四季の千成
#地元で愛され続ける鍋焼きうどん
「四季の千成」は、青森市にある昭和7年(1932年)創業の老舗食堂です。90年以上の歴史を持つこの店は、地元の人々に愛され続けています。
特に有名なのが「鍋焼きうどん」で、60年以上にわたり提供されてきた看板メニューです。熱々の鍋焼きうどんは、寒い冬の青森で体を温める絶品で、もち、エビ天、かまぼこ、ごぼう、ネギなどがバランス良く入っており、心も体もほっこりとさせてくれます。
また、四季の千成はラーメンや定食も人気で、特にチャーシューやワンタンが特徴的な中華そばは、優しいスープと細めの縮れ麺が絶妙な組み合わせです。どこか懐かしい味わいで、地元の人々だけでなく観光客にも評判です。
店舗は新町の再開発に伴って、最近新町通りに戻り、2024年3月にリニューアルオープンしています。店内には、店名にちなんだ千成びょうたんの柄をはじめ、季節を表す柄の手ぬぐいがタペストリー風に飾られています。
店主の成田さんは64歳。先先代が始めたこのお店を継ぐことは、子供のころから当たり前のことだと思われていたそう。

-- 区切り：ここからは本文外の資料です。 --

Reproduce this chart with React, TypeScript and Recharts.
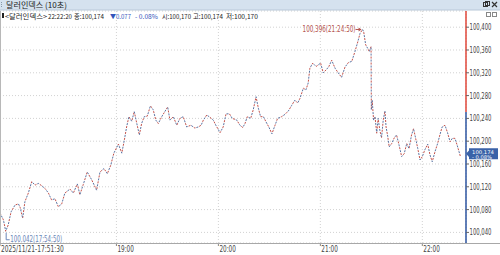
import { LineChart, Line, XAxis, YAxis, CartesianGrid, ReferenceLine, ReferenceDot } from 'recharts';

// 10초봉 달러인덱스, 2025/11/21
const TIMES = [
  '17:51:30', '17:53:30', '17:54:20', '17:54:50', '17:56:20', '17:58:00',
  '18:00:20', '18:02:20', '18:03:20', '18:04:50', '18:06:10', '18:08:10',
  '18:10:10', '18:12:10', '18:14:00', '18:16:00', '18:18:00', '18:20:00',
  '18:21:50', '18:23:50', '18:25:50', '18:27:50', '18:29:40', '18:32:40',
  '18:34:40', '18:37:00', '18:38:30', '18:40:30', '18:42:50', '18:45:30',
  '18:48:20', '18:50:20', '18:52:40', '18:54:40', '18:56:40', '18:58:30',
  '19:01:10', '19:03:10', '19:04:40', '19:06:00', '19:07:20', '19:09:00',
  '19:10:30', '19:12:00', '19:13:30', '19:14:50', '19:16:20', '19:18:10',
  '19:20:00', '19:21:40', '19:23:10', '19:24:40', '19:26:40', '19:28:30',
  '19:30:10', '19:31:30', '19:33:30', '19:35:30', '19:37:20', '19:39:20',
  '19:41:20', '19:43:50', '19:46:10', '19:48:10', '19:49:50', '19:51:10',
  '19:53:10', '19:55:00', '19:57:00', '19:58:30', '20:01:00', '20:02:50',
  '20:04:30', '20:06:30', '20:08:10', '20:10:50', '20:12:40', '20:14:20',
  '20:15:40', '20:17:00', '20:19:00', '20:20:30', '20:22:10', '20:23:30',
  '20:24:50', '20:26:30', '20:28:00', '20:29:40', '20:31:30', '20:33:20',
  '20:34:50', '20:37:10', '20:39:10', '20:41:10', '20:43:10', '20:45:00',
  '20:46:40', '20:48:00', '20:50:00', '20:51:30', '20:52:50', '20:53:50',
  '20:55:30', '20:57:30', '20:58:50', '21:00:10', '21:01:40', '21:03:40',
  '21:05:00', '21:06:40', '21:08:40', '21:10:30', '21:12:30', '21:14:30',
  '21:16:30', '21:18:30', '21:20:20', '21:22:00', '21:23:20', '21:24:50',
  '21:25:30', '21:26:40', '21:27:50', '21:28:50', '21:29:50', '21:30:00',
  '21:30:30', '21:31:20', '21:32:10', '21:33:10', '21:34:00', '21:35:00',
  '21:36:00', '21:37:00', '21:38:00', '21:38:40', '21:39:40', '21:40:30',
  '21:42:00', '21:43:30', '21:44:50', '21:46:20', '21:47:50', '21:49:20',
  '21:50:50', '21:52:10', '21:53:40', '21:54:50', '21:56:00', '21:57:20',
  '21:58:40', '22:00:00', '22:01:30', '22:03:10', '22:04:30', '22:05:50',
  '22:07:30', '22:09:00', '22:10:20', '22:11:40', '22:13:20', '22:14:50',
  '22:16:20', '22:17:40', '22:19:10', '22:20:30', '22:22:20',
];

const CLOSES = [
  100.074, 100.062, 100.050, 100.042, 100.053, 100.076,
  100.088, 100.090, 100.084, 100.065, 100.094, 100.109,
  100.129, 100.123, 100.126, 100.122, 100.117, 100.109,
  100.097, 100.099, 100.085, 100.090, 100.109, 100.116,
  100.109, 100.125, 100.106, 100.124, 100.146, 100.132,
  100.114, 100.146, 100.152, 100.143, 100.158, 100.179,
  100.195, 100.179, 100.202, 100.225, 100.243, 100.235,
  100.252, 100.231, 100.211, 100.231, 100.243, 100.244,
  100.262, 100.255, 100.237, 100.231, 100.243, 100.252,
  100.260, 100.237, 100.243, 100.228, 100.240, 100.243,
  100.225, 100.228, 100.223, 100.225, 100.228, 100.237,
  100.246, 100.242, 100.237, 100.228, 100.215, 100.225,
  100.248, 100.248, 100.240, 100.237, 100.228, 100.224,
  100.231, 100.243, 100.240, 100.255, 100.278, 100.258,
  100.243, 100.243, 100.234, 100.225, 100.213, 100.228,
  100.240, 100.243, 100.247, 100.253, 100.263, 100.272,
  100.267, 100.275, 100.293, 100.290, 100.302, 100.328,
  100.337, 100.331, 100.334, 100.337, 100.320, 100.326,
  100.331, 100.342, 100.328, 100.320, 100.312, 100.330,
  100.338, 100.340, 100.357, 100.374, 100.389, 100.396,
  100.392, 100.369, 100.363, 100.357, 100.366, 100.255,
  100.272, 100.237, 100.243, 100.214, 100.240, 100.219,
  100.206, 100.237, 100.253, 100.225, 100.208, 100.190,
  100.196, 100.206, 100.211, 100.193, 100.173, 100.178,
  100.196, 100.187, 100.211, 100.222, 100.206, 100.187,
  100.167, 100.173, 100.185, 100.195, 100.176, 100.164,
  100.182, 100.196, 100.211, 100.225, 100.228, 100.215,
  100.199, 100.205, 100.205, 100.193, 100.174,
];

const X_TICKS = ['17:51:30', '19:00:00', '20:00:00', '21:00:00', '22:00:00'];
const X_LABELS = ['2025/11/21-17:51:30', '19:00', '20:00', '21:00', '22:00'];
const Y_TICKS = [100.04, 100.08, 100.12, 100.16, 100.2, 100.24, 100.28, 100.32, 100.36, 100.4];

const PREV_CLOSE = 100.251;
const LAST = 100.174;
const HIGH = { time: '21:24:50', value: 100.396 };
const LOW = { time: '17:54:50', value: 100.042 };
const X_END = '22:25:42';
const Y_DOMAIN = [100.0214, 100.4284];

const FONT = "'Liberation Sans Narrow', 'DejaVu Sans Condensed', 'Liberation Sans', sans-serif";
const KFONT = "'Noto Sans CJK KR', sans-serif";
const RED = '#c4524b';
const BLUE = '#5a74a3';

const toSec = (s: string) => {
  const [h, m, sec] = s.split(':').map(Number);
  return h * 3600 + m * 60 + (sec || 0);
};

const data = TIMES.map((t, i) => ({ t: toSec(t), v: CLOSES[i] }));
const xTickSecs = X_TICKS.map(toSec);
const xStart = xTickSecs[0];
const xEnd = toSec(X_END);

function XTick(props: any) {
  const { x, y, payload } = props;
  const idx = xTickSecs.indexOf(payload.value);
  const label = X_LABELS[idx] ?? '';
  return (
    <text x={x + 1} y={y + 6} fontSize={8} fill="#444" fontFamily={FONT}
      textLength={label.length * 3.3} lengthAdjust="spacingAndGlyphs">
      {label}
    </text>
  );
}

function YTick(props: any) {
  const { x, y, payload } = props;
  const label = Number(payload.value).toFixed(3).replace('.', ',');
  return (
    <text x={x + 0.5} y={y + 3} fontSize={8} fill="#444" fontFamily={FONT}
      textLength={22} lengthAdjust="spacingAndGlyphs">
      {label}
    </text>
  );
}

function HighMark({ cx, cy }: any) {
  const label = HIGH.value.toFixed(3).replace('.', ',') + '(' + HIGH.time + ')';
  return (
    <g>
      <text x={cx - 7} y={cy + 2.5} textAnchor="end" fontSize={8} fill="#b5544e" fontFamily={FONT}
        textLength={53} lengthAdjust="spacingAndGlyphs">{label}</text>
      <line x1={cx - 7} x2={cx - 2} y1={cy} y2={cy} stroke="#b5544e" />
      <path d={`M${cx - 1},${cy} l-3,-2 l0,4 z`} fill="#b5544e" />
    </g>
  );
}

function LowMark({ cx, cy }: any) {
  const label = LOW.value.toFixed(3) + '(' + LOW.time + ')';
  return (
    <g>
      <path d={`M${cx + 0.5},${cy + 1.5} L${cx + 0.5},${cy + 8.5} L${cx + 4},${cy + 8.5}`} stroke="#6a86b8" fill="none" />
      <text x={cx + 4.5} y={cy + 10.5} fontSize={8} fill="#6a86b8" fontFamily={FONT}
        textLength={52} lengthAdjust="spacingAndGlyphs">{label}</text>
    </g>
  );
}

function LastMark({ cx, cy }: any) {
  const pct = (((LAST - PREV_CLOSE) / PREV_CLOSE) * 100).toFixed(2);
  return (
    <g>
      <path d={`M${cx},${cy - 2.2} L${cx + 3},${cy - 5.5} L${cx + 3},${cy - 7.7} L${cx + 32},${cy - 7.7} L${cx + 32},${cy + 3.3} L${cx + 3},${cy + 3.3} L${cx + 3},${cy + 1} Z`} fill="#3a62a8" />
      <text x={cx + 6} y={cy - 2.3} fontSize={5} fill="#fff" fontFamily={FONT}
        textLength={22} lengthAdjust="spacingAndGlyphs">{LAST.toFixed(3).replace('.', ',')}</text>
      <text x={cx + 6} y={cy + 2.7} fontSize={5} fill="#fff" fontFamily={FONT}
        textLength={20} lengthAdjust="spacingAndGlyphs">{'- ' + Math.abs(Number(pct)).toFixed(2) + '%'}</text>
    </g>
  );
}

function Header() {
  return (
    <svg width={500} height={255} style={{ position: 'absolute', left: 0, top: 0, pointerEvents: 'none' }}>
      <rect x={0} y={0} width={500} height={10} fill="#d5e2ef" />
      <line x1={0} x2={500} y1={10} y2={10} stroke="#b8c8d8" />
      <line x1={1.5} x2={1.5} y1={2} y2={8} stroke="#8899aa" strokeDasharray="1 1" />
      <text x={6} y={8} fontSize={8} fill="#222" fontFamily={KFONT} textLength={61} lengthAdjust="spacingAndGlyphs">달러인덱스 (10초)</text>
      <rect x={483.5} y={2.5} width={4} height={4} fill="none" stroke="#333" />
      <rect x={485.5} y={1.5} width={4} height={4} fill="none" stroke="#333" />
      <path d="M492,2 L497,7 M497,2 L492,7" stroke="#333" strokeWidth={1.2} />
      <rect x={486.5} y={12.5} width={4} height={4} fill="none" stroke="#888" />
      <rect x={492.5} y={12.5} width={4} height={4} fill="none" stroke="#888" />
      <rect x={2} y={13} width={2} height={5} fill="#222" />
      <g fontSize={6.5} fontFamily={KFONT} fill="#222">
        <text x={5} y={18.5} textLength={42} lengthAdjust="spacingAndGlyphs">{'<달러인덱스>'}</text>
        <text x={48} y={18.5} textLength={24} lengthAdjust="spacingAndGlyphs">22:22:20</text>
        <text x={74} y={18.5} textLength={30} lengthAdjust="spacingAndGlyphs">종:100,174</text>
        <text x={110} y={18.5} textLength={21} lengthAdjust="spacingAndGlyphs" fill="#3355bb">▼0.077</text>
        <text x={135} y={18.5} textLength={23} lengthAdjust="spacingAndGlyphs" fill="#3355bb">- 0.08%</text>
        <text x={162} y={18.5} textLength={29} lengthAdjust="spacingAndGlyphs">시:100,170</text>
        <text x={193} y={18.5} textLength={30} lengthAdjust="spacingAndGlyphs">고:100,174</text>
        <text x={226} y={18.5} textLength={32} lengthAdjust="spacingAndGlyphs">저:100,170</text>
      </g>
      <line x1={0.5} x2={0.5} y1={11} y2={243} stroke="#b8b8b8" />
      <line x1={0} x2={500} y1={243.5} y2={243.5} stroke="#a8a8a8" />
    </svg>
  );
}

export default function App() {
  return (
    <div style={{ position: 'absolute', left: 0, top: 0, width: 500, height: 255, background: '#fff' }}>
      <LineChart width={500} height={255} data={data} margin={{ top: 11, right: 0, bottom: 0, left: 0 }}>
        <CartesianGrid stroke="#d2d2d2" strokeDasharray="1 2" />
        <XAxis
          dataKey="t"
          type="number"
          domain={[xStart, xEnd]}
          ticks={xTickSecs}
          interval={0}
          allowDataOverflow
          height={12}
          axisLine={false}
          tickLine={{ stroke: '#888' }}
          tickSize={3}
          tickMargin={0}
          tick={XTick}
        />
        <YAxis
          orientation="right"
          width={34}
          type="number"
          domain={Y_DOMAIN}
          ticks={Y_TICKS}
          interval={0}
          allowDataOverflow
          axisLine={false}
          tickLine={{ stroke: '#666' }}
          tickSize={3}
          tickMargin={0}
          tick={YTick}
        />
        <Line dataKey="v" stroke={RED} strokeWidth={1} strokeDasharray="2 4" dot={false} activeDot={false} isAnimationActive={false} />
        <Line dataKey="v" stroke={BLUE} strokeWidth={1} strokeDasharray="2 4" strokeDashoffset={3} dot={false} activeDot={false} isAnimationActive={false} />
        <ReferenceLine segment={[{ x: xEnd, y: PREV_CLOSE }, { x: xEnd, y: Y_DOMAIN[1] }]} stroke="#e0473a" strokeWidth={1.5} />
        <ReferenceLine segment={[{ x: xEnd, y: Y_DOMAIN[0] }, { x: xEnd, y: PREV_CLOSE }]} stroke="#2d55a0" strokeWidth={1.5} />
        <ReferenceDot x={toSec(HIGH.time)} y={HIGH.value} r={0} shape={HighMark} />
        <ReferenceDot x={toSec(LOW.time)} y={LOW.value} r={0} shape={LowMark} />
        <ReferenceDot x={xEnd} y={LAST} r={0} shape={LastMark} />
      </LineChart>
      <Header />
    </div>
  );
}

お母様は銀座の甘味処、お祖母様は神田のご出身だそうで、二代連続で東京の女性と青森の男性が夫婦になられたそう。成田さんご自身も、若い時には横浜に出て修行をしていたそうです。江戸っ子の粋と、津軽人の実直さ、その両方を持ち合わせた「四季の千成」の味わいのようなエピソードです。
今でも、まかないを作りながら、普段から「レシピにいたずらをするのが大事」とのことで、いろいろな実験をしては、新メニューの開発に余念がない成田さん。最近のヒットは、まぐろのカルパッチョ丼とのこと。ただし、100通りの試作メニューのうち、採用されるのはたったの3~4通りの狭き門。
また、元々が甘味処だっただけあり、お餅のメニューも充実しています。黒ごま、きなこ、あべかわもちの3色ぜんざいも人気です。
これからも、伝統の味を守りつつ、新たな魅力も加わり、付近の会社員たちの心と体を温め続けてくれるお店であることでしょう。